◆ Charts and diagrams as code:
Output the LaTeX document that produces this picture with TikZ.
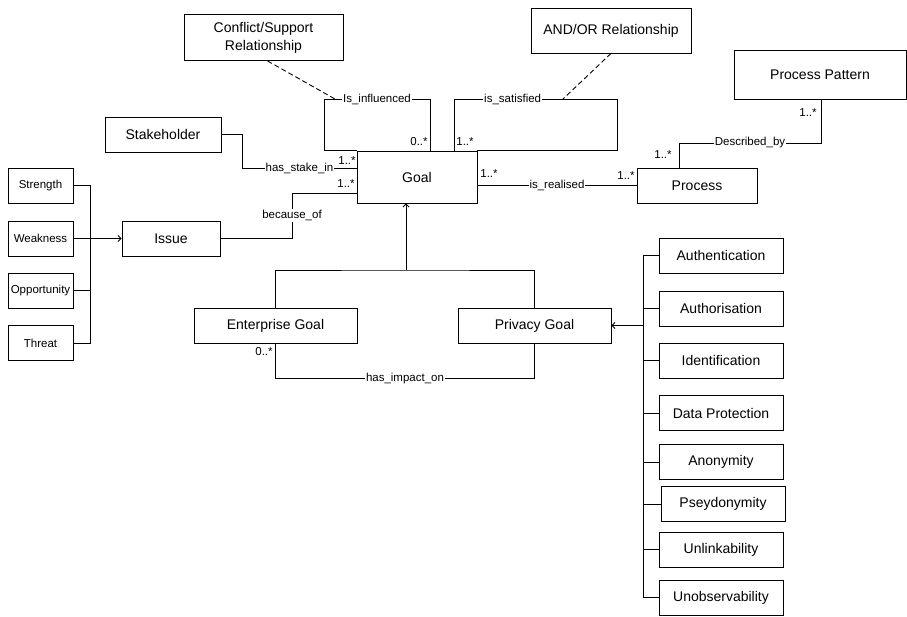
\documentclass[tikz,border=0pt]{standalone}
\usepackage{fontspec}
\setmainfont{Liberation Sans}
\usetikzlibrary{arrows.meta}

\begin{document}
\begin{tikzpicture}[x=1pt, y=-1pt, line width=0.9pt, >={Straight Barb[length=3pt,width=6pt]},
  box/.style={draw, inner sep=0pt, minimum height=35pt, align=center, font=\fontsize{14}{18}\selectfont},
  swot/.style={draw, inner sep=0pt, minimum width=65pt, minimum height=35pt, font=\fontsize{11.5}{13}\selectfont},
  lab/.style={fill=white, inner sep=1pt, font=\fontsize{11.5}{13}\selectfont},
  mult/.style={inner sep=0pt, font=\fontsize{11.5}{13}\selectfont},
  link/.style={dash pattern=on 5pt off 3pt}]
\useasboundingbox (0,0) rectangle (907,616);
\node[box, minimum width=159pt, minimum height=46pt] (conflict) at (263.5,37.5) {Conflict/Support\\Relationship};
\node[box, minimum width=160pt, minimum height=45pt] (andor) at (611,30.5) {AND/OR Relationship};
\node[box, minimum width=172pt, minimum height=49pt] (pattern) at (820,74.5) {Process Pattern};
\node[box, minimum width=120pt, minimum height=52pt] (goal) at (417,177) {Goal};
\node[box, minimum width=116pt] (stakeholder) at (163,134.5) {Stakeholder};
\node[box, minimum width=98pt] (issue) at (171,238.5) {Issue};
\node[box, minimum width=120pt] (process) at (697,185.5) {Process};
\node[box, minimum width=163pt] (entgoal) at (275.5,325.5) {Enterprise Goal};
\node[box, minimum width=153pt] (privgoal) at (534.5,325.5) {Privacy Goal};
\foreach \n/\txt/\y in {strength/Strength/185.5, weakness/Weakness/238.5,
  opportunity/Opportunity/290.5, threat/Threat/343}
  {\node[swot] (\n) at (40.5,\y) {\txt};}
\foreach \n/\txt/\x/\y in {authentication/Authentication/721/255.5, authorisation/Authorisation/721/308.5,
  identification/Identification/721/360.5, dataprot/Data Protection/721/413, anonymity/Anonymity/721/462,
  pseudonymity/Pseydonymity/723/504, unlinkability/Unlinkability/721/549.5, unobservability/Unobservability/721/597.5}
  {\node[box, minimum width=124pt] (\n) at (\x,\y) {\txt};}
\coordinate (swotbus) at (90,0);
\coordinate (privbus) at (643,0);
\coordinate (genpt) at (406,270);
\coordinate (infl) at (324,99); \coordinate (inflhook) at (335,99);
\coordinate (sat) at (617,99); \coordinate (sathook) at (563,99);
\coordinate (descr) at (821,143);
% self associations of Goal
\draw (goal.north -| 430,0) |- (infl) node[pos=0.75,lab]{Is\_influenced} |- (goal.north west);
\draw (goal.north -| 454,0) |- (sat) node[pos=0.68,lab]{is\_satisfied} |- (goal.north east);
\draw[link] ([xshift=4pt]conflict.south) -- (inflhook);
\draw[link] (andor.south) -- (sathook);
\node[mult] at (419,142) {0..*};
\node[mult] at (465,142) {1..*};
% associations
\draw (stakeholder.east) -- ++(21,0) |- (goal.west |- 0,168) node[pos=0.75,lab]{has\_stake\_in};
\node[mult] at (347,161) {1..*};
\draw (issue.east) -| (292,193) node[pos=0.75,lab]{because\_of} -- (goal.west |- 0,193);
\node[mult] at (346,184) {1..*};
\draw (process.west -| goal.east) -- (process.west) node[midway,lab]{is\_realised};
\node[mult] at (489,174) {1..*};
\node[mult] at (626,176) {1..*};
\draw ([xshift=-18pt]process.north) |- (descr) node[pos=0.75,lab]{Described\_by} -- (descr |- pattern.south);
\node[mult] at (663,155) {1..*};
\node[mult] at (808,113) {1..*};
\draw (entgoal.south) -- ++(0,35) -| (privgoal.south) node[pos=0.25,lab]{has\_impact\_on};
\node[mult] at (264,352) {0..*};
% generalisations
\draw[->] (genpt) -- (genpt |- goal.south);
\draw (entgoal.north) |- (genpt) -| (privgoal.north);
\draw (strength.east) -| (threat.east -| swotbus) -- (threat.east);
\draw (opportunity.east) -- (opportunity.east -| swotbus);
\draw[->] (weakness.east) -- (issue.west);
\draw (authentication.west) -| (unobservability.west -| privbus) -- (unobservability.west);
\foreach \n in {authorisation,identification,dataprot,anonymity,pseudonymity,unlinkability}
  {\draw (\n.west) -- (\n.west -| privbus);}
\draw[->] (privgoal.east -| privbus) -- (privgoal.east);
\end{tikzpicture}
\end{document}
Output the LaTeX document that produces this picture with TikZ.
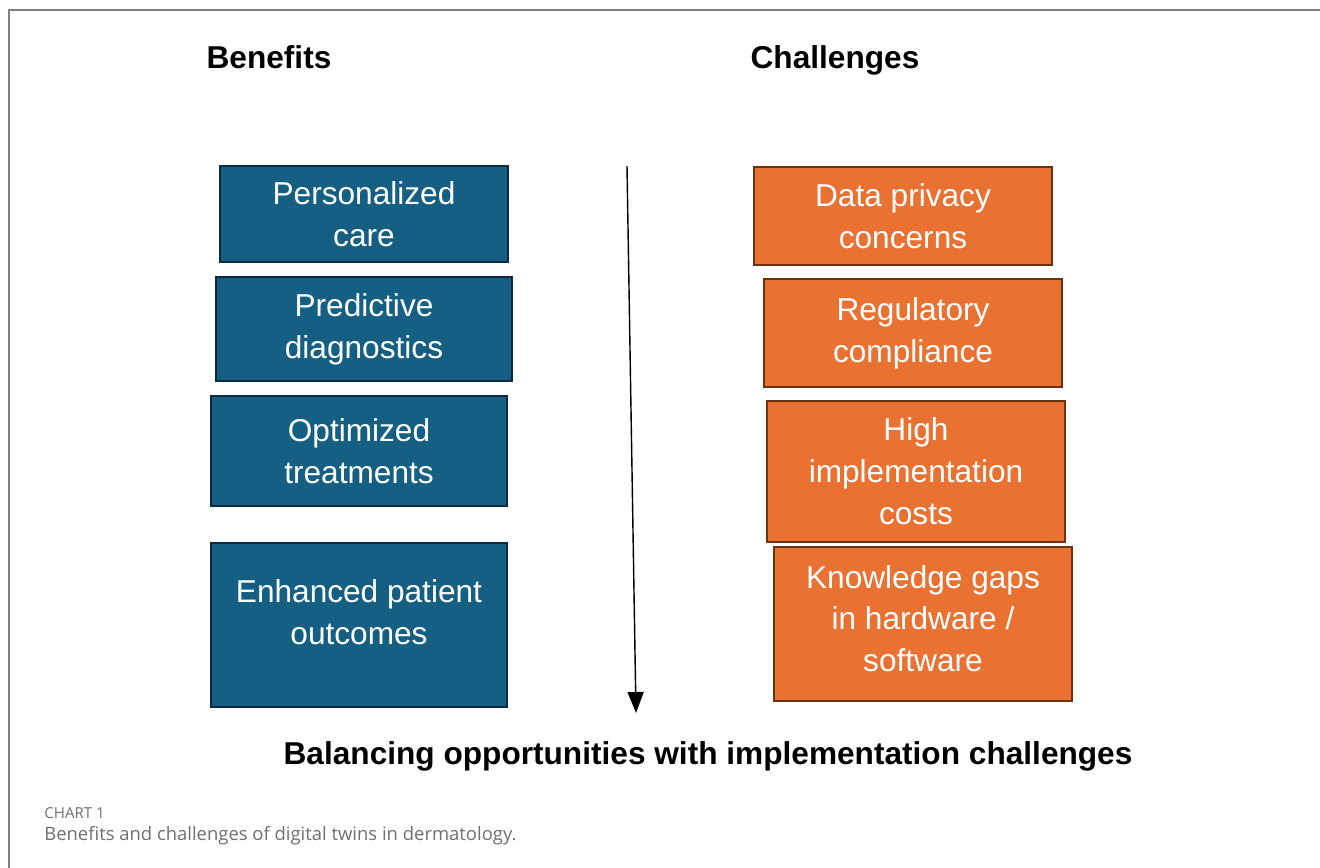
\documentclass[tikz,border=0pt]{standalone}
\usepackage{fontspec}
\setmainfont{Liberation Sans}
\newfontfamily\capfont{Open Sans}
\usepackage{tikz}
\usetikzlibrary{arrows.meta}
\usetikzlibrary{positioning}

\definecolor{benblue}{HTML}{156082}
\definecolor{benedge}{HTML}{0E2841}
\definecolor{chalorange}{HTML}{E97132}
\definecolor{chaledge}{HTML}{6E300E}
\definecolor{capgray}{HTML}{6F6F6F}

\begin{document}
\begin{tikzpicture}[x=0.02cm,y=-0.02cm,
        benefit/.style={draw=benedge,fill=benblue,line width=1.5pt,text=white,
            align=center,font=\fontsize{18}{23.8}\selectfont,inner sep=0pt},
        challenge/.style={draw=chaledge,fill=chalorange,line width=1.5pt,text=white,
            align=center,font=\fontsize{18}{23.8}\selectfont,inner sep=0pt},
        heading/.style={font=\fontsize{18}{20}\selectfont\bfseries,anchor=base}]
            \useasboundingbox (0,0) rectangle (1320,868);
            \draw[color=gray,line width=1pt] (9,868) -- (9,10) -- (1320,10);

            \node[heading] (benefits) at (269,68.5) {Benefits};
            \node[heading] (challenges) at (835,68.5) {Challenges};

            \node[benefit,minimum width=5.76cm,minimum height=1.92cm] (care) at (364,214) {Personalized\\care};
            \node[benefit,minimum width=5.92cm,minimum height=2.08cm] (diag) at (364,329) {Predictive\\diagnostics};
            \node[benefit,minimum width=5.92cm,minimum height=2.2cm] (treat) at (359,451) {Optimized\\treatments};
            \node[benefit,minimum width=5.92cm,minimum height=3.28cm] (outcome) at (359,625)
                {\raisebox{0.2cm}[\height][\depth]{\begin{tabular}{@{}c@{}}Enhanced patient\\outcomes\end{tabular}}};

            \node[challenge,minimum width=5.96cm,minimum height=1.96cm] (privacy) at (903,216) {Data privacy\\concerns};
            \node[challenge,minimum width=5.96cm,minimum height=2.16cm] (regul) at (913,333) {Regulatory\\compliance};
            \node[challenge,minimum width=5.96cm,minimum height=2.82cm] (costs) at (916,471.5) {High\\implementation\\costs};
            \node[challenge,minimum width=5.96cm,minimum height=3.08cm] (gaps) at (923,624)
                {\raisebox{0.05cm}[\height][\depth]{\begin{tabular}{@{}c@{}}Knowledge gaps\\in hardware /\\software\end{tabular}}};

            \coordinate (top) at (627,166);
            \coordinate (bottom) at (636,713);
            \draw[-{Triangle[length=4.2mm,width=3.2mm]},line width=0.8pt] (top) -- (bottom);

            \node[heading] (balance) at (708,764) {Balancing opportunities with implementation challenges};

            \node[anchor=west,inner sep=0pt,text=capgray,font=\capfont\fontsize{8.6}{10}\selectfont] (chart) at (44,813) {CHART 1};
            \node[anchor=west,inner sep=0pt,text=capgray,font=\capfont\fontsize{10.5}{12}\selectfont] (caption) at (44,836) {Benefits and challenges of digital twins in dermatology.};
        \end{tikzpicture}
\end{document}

◆ REQUIREMENT:
Leave out the pictures and print each record exactly as it stands.

◆ RESPONSE:
Output the LaTeX document that produces this picture with TikZ.
\documentclass[tikz,border=0pt]{standalone}
\usepackage{fontspec}
\setmainfont{Liberation Sans}
\usetikzlibrary{arrows.meta}

\begin{document}
\begin{tikzpicture}[x=1pt, y=-1pt, line width=0.9pt, >={Straight Barb[length=3pt,width=6pt]},
  box/.style={draw, inner sep=0pt, minimum height=35pt, align=center, font=\fontsize{14}{18}\selectfont},
  swot/.style={draw, inner sep=0pt, minimum width=65pt, minimum height=35pt, font=\fontsize{11.5}{13}\selectfont},
  lab/.style={fill=white, inner sep=1pt, font=\fontsize{11.5}{13}\selectfont},
  mult/.style={inner sep=0pt, font=\fontsize{11.5}{13}\selectfont},
  link/.style={dash pattern=on 5pt off 3pt}]
\useasboundingbox (0,0) rectangle (907,616);
\node[box, minimum width=159pt, minimum height=46pt] (conflict) at (263.5,37.5) {Conflict/Support\\Relationship};
\node[box, minimum width=160pt, minimum height=45pt] (andor) at (611,30.5) {AND/OR Relationship};
\node[box, minimum width=172pt, minimum height=49pt] (pattern) at (820,74.5) {Process Pattern};
\node[box, minimum width=120pt, minimum height=52pt] (goal) at (417,177) {Goal};
\node[box, minimum width=116pt] (stakeholder) at (163,134.5) {Stakeholder};
\node[box, minimum width=98pt] (issue) at (171,238.5) {Issue};
\node[box, minimum width=120pt] (process) at (697,185.5) {Process};
\node[box, minimum width=163pt] (entgoal) at (275.5,325.5) {Enterprise Goal};
\node[box, minimum width=153pt] (privgoal) at (534.5,325.5) {Privacy Goal};
\foreach \n/\txt/\y in {strength/Strength/185.5, weakness/Weakness/238.5,
  opportunity/Opportunity/290.5, threat/Threat/343}
  {\node[swot] (\n) at (40.5,\y) {\txt};}
\foreach \n/\txt/\x/\y in {authentication/Authentication/721/255.5, authorisation/Authorisation/721/308.5,
  identification/Identification/721/360.5, dataprot/Data Protection/721/413, anonymity/Anonymity/721/462,
  pseudonymity/Pseydonymity/723/504, unlinkability/Unlinkability/721/549.5, unobservability/Unobservability/721/597.5}
  {\node[box, minimum width=124pt] (\n) at (\x,\y) {\txt};}
\coordinate (swotbus) at (90,0);
\coordinate (privbus) at (643,0);
\coordinate (genpt) at (406,270);
\coordinate (infl) at (324,99); \coordinate (inflhook) at (335,99);
\coordinate (sat) at (617,99); \coordinate (sathook) at (563,99);
\coordinate (descr) at (821,143);
% self associations of Goal
\draw (goal.north -| 430,0) |- (infl) node[pos=0.75,lab]{Is\_influenced} |- (goal.north west);
\draw (goal.north -| 454,0) |- (sat) node[pos=0.68,lab]{is\_satisfied} |- (goal.north east);
\draw[link] ([xshift=4pt]conflict.south) -- (inflhook);
\draw[link] (andor.south) -- (sathook);
\node[mult] at (419,142) {0..*};
\node[mult] at (465,142) {1..*};
% associations
\draw (stakeholder.east) -- ++(21,0) |- (goal.west |- 0,168) node[pos=0.75,lab]{has\_stake\_in};
\node[mult] at (347,161) {1..*};
\draw (issue.east) -| (292,193) node[pos=0.75,lab]{because\_of} -- (goal.west |- 0,193);
\node[mult] at (346,184) {1..*};
\draw (process.west -| goal.east) -- (process.west) node[midway,lab]{is\_realised};
\node[mult] at (489,174) {1..*};
\node[mult] at (626,176) {1..*};
\draw ([xshift=-18pt]process.north) |- (descr) node[pos=0.75,lab]{Described\_by} -- (descr |- pattern.south);
\node[mult] at (663,155) {1..*};
\node[mult] at (808,113) {1..*};
\draw (entgoal.south) -- ++(0,35) -| (privgoal.south) node[pos=0.25,lab]{has\_impact\_on};
\node[mult] at (264,352) {0..*};
% generalisations
\draw[->] (genpt) -- (genpt |- goal.south);
\draw (entgoal.north) |- (genpt) -| (privgoal.north);
\draw (strength.east) -| (threat.east -| swotbus) -- (threat.east);
\draw (opportunity.east) -- (opportunity.east -| swotbus);
\draw[->] (weakness.east) -- (issue.west);
\draw (authentication.west) -| (unobservability.west -| privbus) -- (unobservability.west);
\foreach \n in {authorisation,identification,dataprot,anonymity,pseudonymity,unlinkability}
  {\draw (\n.west) -- (\n.west -| privbus);}
\draw[->] (privgoal.east -| privbus) -- (privgoal.east);
\end{tikzpicture}
\end{document}
Output the LaTeX document that produces this picture with TikZ.
\documentclass[tikz,border=0pt]{standalone}
\usepackage{fontspec}
\setmainfont{Liberation Sans}
\newfontfamily\capfont{Open Sans}
\usepackage{tikz}
\usetikzlibrary{arrows.meta}
\usetikzlibrary{positioning}

\definecolor{benblue}{HTML}{156082}
\definecolor{benedge}{HTML}{0E2841}
\definecolor{chalorange}{HTML}{E97132}
\definecolor{chaledge}{HTML}{6E300E}
\definecolor{capgray}{HTML}{6F6F6F}

\begin{document}
\begin{tikzpicture}[x=0.02cm,y=-0.02cm,
        benefit/.style={draw=benedge,fill=benblue,line width=1.5pt,text=white,
            align=center,font=\fontsize{18}{23.8}\selectfont,inner sep=0pt},
        challenge/.style={draw=chaledge,fill=chalorange,line width=1.5pt,text=white,
            align=center,font=\fontsize{18}{23.8}\selectfont,inner sep=0pt},
        heading/.style={font=\fontsize{18}{20}\selectfont\bfseries,anchor=base}]
            \useasboundingbox (0,0) rectangle (1320,868);
            \draw[color=gray,line width=1pt] (9,868) -- (9,10) -- (1320,10);

            \node[heading] (benefits) at (269,68.5) {Benefits};
            \node[heading] (challenges) at (835,68.5) {Challenges};

            \node[benefit,minimum width=5.76cm,minimum height=1.92cm] (care) at (364,214) {Personalized\\care};
            \node[benefit,minimum width=5.92cm,minimum height=2.08cm] (diag) at (364,329) {Predictive\\diagnostics};
            \node[benefit,minimum width=5.92cm,minimum height=2.2cm] (treat) at (359,451) {Optimized\\treatments};
            \node[benefit,minimum width=5.92cm,minimum height=3.28cm] (outcome) at (359,625)
                {\raisebox{0.2cm}[\height][\depth]{\begin{tabular}{@{}c@{}}Enhanced patient\\outcomes\end{tabular}}};

            \node[challenge,minimum width=5.96cm,minimum height=1.96cm] (privacy) at (903,216) {Data privacy\\concerns};
            \node[challenge,minimum width=5.96cm,minimum height=2.16cm] (regul) at (913,333) {Regulatory\\compliance};
            \node[challenge,minimum width=5.96cm,minimum height=2.82cm] (costs) at (916,471.5) {High\\implementation\\costs};
            \node[challenge,minimum width=5.96cm,minimum height=3.08cm] (gaps) at (923,624)
                {\raisebox{0.05cm}[\height][\depth]{\begin{tabular}{@{}c@{}}Knowledge gaps\\in hardware /\\software\end{tabular}}};

            \coordinate (top) at (627,166);
            \coordinate (bottom) at (636,713);
            \draw[-{Triangle[length=4.2mm,width=3.2mm]},line width=0.8pt] (top) -- (bottom);

            \node[heading] (balance) at (708,764) {Balancing opportunities with implementation challenges};

            \node[anchor=west,inner sep=0pt,text=capgray,font=\capfont\fontsize{8.6}{10}\selectfont] (chart) at (44,813) {CHART 1};
            \node[anchor=west,inner sep=0pt,text=capgray,font=\capfont\fontsize{10.5}{12}\selectfont] (caption) at (44,836) {Benefits and challenges of digital twins in dermatology.};
        \end{tikzpicture}
\end{document}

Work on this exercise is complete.